Abdel-Naser Madhi, manager of the offshore fish farm project, said the new facilities are helping to bring vital funds to the fishing industry and create stronger export links.

Madhi added that he expected the production of 60 to 80 tonnes of sea bream in the first year to be split between markets in Gaza and the West Bank.

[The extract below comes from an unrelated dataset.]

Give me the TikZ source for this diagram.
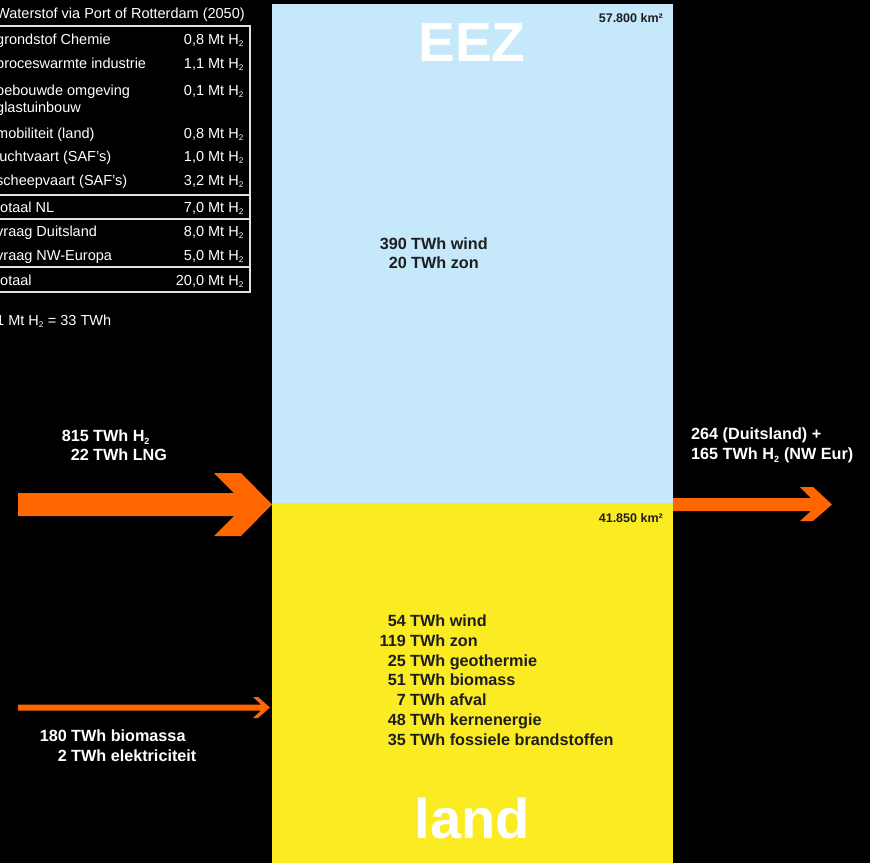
\documentclass[tikz,border=0pt]{standalone}
\usepackage{fontspec}
\setmainfont{Liberation Sans}
\definecolor{skyblue}{RGB}{197,232,250}
\definecolor{sunyellow}{RGB}{250,235,35}
\definecolor{flow}{RGB}{255,102,0}
\definecolor{ink}{RGB}{30,30,30}
\definecolor{rule}{RGB}{225,225,225}
\newcommand{\Htwo}{H\textsubscript{\scalebox{0.8}{2}}}
\tikzset{
  tabtext/.style={text=white, font=\fontsize{14.5}{16}\selectfont, inner sep=0pt, anchor=base west},
  tabnum/.style={text=white, font=\fontsize{14.5}{16}\selectfont, inner sep=0pt, anchor=base east},
  boldw/.style={text=white, font=\bfseries\fontsize{16.2}{19}\selectfont, inner sep=0pt},
  boldk/.style={text=ink, font=\bfseries\fontsize{16.2}{19}\selectfont, inner sep=0pt},
  area/.style={text=ink, font=\bfseries\fontsize{12.5}{14}\selectfont, inner sep=0pt, anchor=base east},
  big/.style={text=white, font=\bfseries\fontsize{55}{60}\selectfont, inner sep=0pt},
  tabline/.style={draw=rule, line width=1.5pt},
}
\begin{document}
\begin{tikzpicture}[x=1pt,y=-1pt]
\fill[black] (0,0) rectangle (870,863);
\useasboundingbox (0,0) rectangle (870,863);
\clip (0,0) rectangle (870,863);

% regions
\fill[skyblue] (272,4) rectangle (673,503);
\fill[sunyellow] (272,503) rectangle (673,863);
\node[big] (eez) at (472,43) {EEZ};
\node[big, font=\bfseries\fontsize{56}{60}\selectfont] (land) at (472,818) {land};
\node[area] (aeez) at (663,22.5) {57.800 km²};
\node[area] (aland) at (663,522.5) {41.850 km²};

% EEZ production
\node[boldk, anchor=base east] (n1) at (407,249.5) {390};
\node[boldk, anchor=base west] (t1) at (411,249.5) {TWh wind};
\node[boldk, anchor=base east] (n2) at (407,268.5) {20};
\node[boldk, anchor=base west] (t2) at (411,268.5) {TWh zon};

% land production
\foreach \y/\n/\t [count=\i] in {626/54/TWh wind, 646/119/TWh zon, 666/25/TWh geothermie, 685.5/51/TWh biomass, 705/7/TWh afval, 725/48/TWh kernenergie, 745/35/TWh fossiele brandstoffen}{
  \node[boldk, anchor=base east] (ln\i) at (406,\y) {\n};
  \node[boldk, anchor=base west] (lt\i) at (410,\y) {\t};
}

% table
\node[tabtext] (title) at (-4,18) {Waterstof via Port of Rotterdam (2050)};
\draw[tabline] (-20,26) -- (250,26) -- (250,292) -- (-20,292);
\draw[tabline] (-20,195) -- (250,195);
\draw[tabline] (-20,219) -- (250,219);
\draw[tabline] (-20,267) -- (250,267);
\foreach \y/\l/\v [count=\i] in {44/grondstof Chemie/0{,}8, 68/proceswarmte industrie/1{,}1, 95/bebouwde omgeving/0{,}1, 138/mobiliteit (land)/0{,}8, 161/luchtvaart (SAF’s)/1{,}0, 185/scheepvaart (SAF’s)/3{,}2, 212/totaal NL/7{,}0, 236/vraag Duitsland/8{,}0, 260/vraag NW-Europa/5{,}0, 285/totaal/20{,}0}{
  \node[tabtext] (tl\i) at (-4,\y) {\l};
  \node[tabnum] (tv\i) at (244,\y) {\v\ Mt \Htwo};
}
\node[tabtext] (tl3b) at (-4,112) {glastuinbouw};
\node[tabtext] (conv) at (-4,325) {1 Mt \Htwo\ = 33 TWh};

% flows
\fill[flow] (18,493) -- (234,493) -- (214,473) -- (241,473) -- (272,504.5) -- (241,536) -- (214,536) -- (234,516) -- (18,516) -- cycle;
\fill[flow] (673,498) -- (811,498) -- (800,487) -- (813,487) -- (832,504.5) -- (813,521) -- (800,521) -- (811,511) -- (673,511) -- cycle;
\fill[flow] (18,704.5) -- (261,704.5) -- (253,697) -- (258,697) -- (270,707.5) -- (258,718) -- (253,718) -- (261,710.5) -- (18,710.5) -- cycle;

\node[boldw, anchor=base east] (in1n) at (89,441.5) {815};
\node[boldw, anchor=base west] (in1t) at (93,441.5) {TWh \Htwo};
\node[boldw, anchor=base east] (in2n) at (89,460.5) {22};
\node[boldw, anchor=base west] (in2t) at (93,460.5) {TWh LNG};

\node[boldw, anchor=base west] (out1) at (691,439.5) {264 (Duitsland) +};
\node[boldw, anchor=base west] (out2) at (691,459.5) {165 TWh \Htwo\ (NW Eur)};

\node[boldw, anchor=base east] (bio1n) at (67,741.5) {180};
\node[boldw, anchor=base west] (bio1t) at (71,741.5) {TWh biomassa};
\node[boldw, anchor=base east] (bio2n) at (67,761.5) {2};
\node[boldw, anchor=base west] (bio2t) at (71,761.5) {TWh elektriciteit};
\end{tikzpicture}
\end{document}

West Bank dealers were competing to buy fish from the project, he said.

The fishing industry has been hit by export bans imposed by Israel, which controls access for Gazan exports to markets in the occupied West Bank, and which has waged repeated wars with Gaza’s Islamist Hamas rulers .

In August, when Israel bombed targets linked to the Islamic Jihad movement in Gaza during a brief three-day campaign, exports were halted for two weeks before being allowed to resume at just a fifth of the normal level of 100 tons a month, an amount the Palestinians said was insufficient.

Israel’s Agriculture Ministry said on Tuesday that the reduced level was linked to public health concerns following the illegal smuggling of fish from Gaza, but that Israel had decided to set the quota at 40 tonnes.

Yasser Al-Haj, who owns a beachfront restaurant and onshore fish farms that produce up to 300 tonnes of sea bream a year, 80% of which is exported to the West Bank, said exports would resume on Wednesday.

“We suffered huge losses. We agreed to resume exports on the promise that the Israelis would gradually increase the amount allowed,” he said.